> _Exercise_: Only the lines from the beginning of the entries through the one with "from matplotlib.patches import" should be written out, please, exactly and without any pictures.

A block of data
::::::::

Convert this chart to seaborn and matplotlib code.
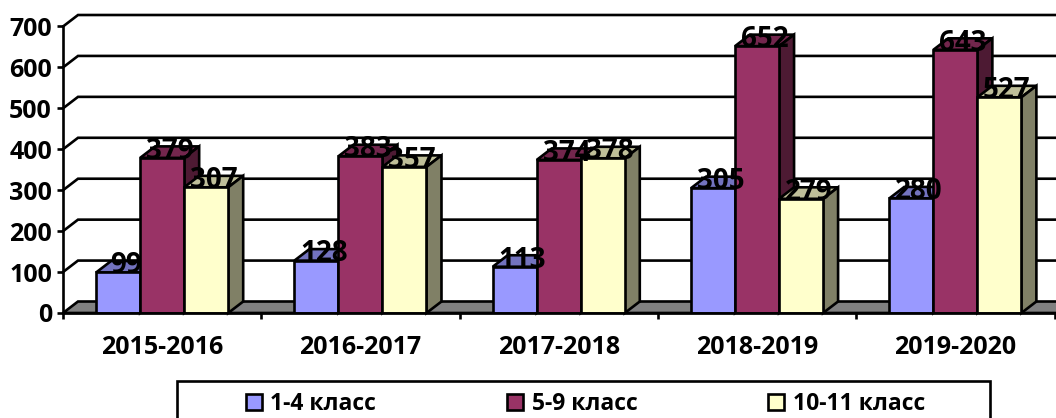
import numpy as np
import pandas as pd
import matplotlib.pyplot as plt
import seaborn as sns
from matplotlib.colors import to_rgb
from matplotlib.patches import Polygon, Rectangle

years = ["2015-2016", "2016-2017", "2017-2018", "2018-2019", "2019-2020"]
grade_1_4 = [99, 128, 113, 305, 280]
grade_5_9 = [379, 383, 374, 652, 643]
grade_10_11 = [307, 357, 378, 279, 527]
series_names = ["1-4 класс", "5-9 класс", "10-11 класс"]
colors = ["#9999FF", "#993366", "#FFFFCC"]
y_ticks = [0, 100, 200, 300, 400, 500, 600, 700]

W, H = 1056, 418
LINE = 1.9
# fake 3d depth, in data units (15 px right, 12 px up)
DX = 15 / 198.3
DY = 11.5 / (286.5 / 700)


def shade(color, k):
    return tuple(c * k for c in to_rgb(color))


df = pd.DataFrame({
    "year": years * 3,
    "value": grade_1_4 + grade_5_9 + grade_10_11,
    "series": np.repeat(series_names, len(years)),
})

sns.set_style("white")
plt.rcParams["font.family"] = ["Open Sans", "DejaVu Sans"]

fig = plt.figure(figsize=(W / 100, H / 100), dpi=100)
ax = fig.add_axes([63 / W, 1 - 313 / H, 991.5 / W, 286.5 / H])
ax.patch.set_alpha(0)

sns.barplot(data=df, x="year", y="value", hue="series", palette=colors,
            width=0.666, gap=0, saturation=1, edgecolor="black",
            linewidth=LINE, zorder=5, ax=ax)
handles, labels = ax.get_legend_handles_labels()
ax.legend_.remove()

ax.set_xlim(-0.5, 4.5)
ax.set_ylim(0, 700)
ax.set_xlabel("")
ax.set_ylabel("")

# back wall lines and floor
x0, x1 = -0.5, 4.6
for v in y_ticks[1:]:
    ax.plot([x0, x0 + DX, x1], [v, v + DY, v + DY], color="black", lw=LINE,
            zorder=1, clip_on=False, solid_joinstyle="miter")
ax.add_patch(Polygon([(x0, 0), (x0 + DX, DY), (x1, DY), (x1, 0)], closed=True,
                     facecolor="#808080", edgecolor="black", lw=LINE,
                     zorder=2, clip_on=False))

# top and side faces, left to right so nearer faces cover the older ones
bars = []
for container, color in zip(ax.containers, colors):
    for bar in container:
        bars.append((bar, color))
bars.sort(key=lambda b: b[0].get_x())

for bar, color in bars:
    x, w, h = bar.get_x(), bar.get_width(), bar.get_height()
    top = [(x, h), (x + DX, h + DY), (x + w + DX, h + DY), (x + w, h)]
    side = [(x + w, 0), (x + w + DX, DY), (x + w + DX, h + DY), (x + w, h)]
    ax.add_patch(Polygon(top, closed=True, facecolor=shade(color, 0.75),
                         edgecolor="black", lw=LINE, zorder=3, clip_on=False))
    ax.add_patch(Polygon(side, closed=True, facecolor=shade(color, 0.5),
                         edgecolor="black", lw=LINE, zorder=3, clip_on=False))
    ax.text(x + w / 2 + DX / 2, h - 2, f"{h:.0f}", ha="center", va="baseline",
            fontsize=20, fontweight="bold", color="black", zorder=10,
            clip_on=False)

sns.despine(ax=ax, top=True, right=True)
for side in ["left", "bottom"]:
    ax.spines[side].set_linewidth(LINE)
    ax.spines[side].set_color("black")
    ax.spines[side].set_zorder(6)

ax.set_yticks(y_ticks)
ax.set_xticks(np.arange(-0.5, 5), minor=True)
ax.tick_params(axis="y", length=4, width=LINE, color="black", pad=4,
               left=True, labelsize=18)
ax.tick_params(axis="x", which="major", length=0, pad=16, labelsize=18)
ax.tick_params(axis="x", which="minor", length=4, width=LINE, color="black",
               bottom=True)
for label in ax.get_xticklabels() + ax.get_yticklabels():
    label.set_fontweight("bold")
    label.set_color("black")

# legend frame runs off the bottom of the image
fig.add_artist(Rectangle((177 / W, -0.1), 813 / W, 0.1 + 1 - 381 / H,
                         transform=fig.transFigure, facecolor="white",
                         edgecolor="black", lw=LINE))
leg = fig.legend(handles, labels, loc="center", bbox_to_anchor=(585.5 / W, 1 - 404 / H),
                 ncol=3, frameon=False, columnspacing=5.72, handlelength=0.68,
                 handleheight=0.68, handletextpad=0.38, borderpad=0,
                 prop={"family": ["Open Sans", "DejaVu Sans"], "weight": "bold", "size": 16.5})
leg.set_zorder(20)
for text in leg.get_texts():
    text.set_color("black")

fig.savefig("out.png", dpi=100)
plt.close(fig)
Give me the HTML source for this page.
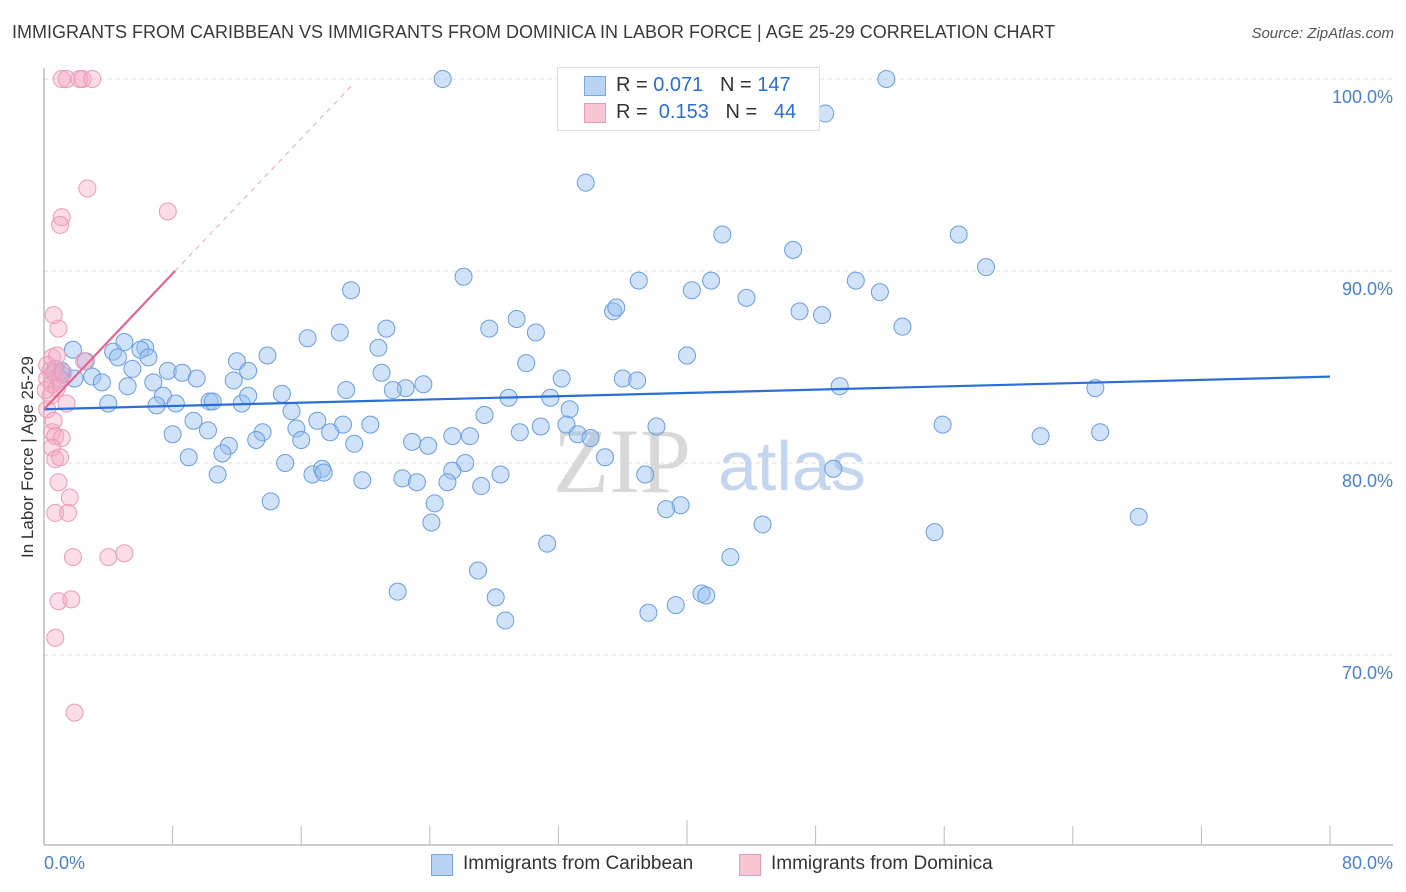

::::::::

> _Correct output_:
Convert this chart to seaborn and matplotlib code.
import numpy as np
import pandas as pd
import matplotlib.pyplot as plt
import seaborn as sns
from matplotlib.colors import to_rgb
from matplotlib.patches import Polygon, Rectangle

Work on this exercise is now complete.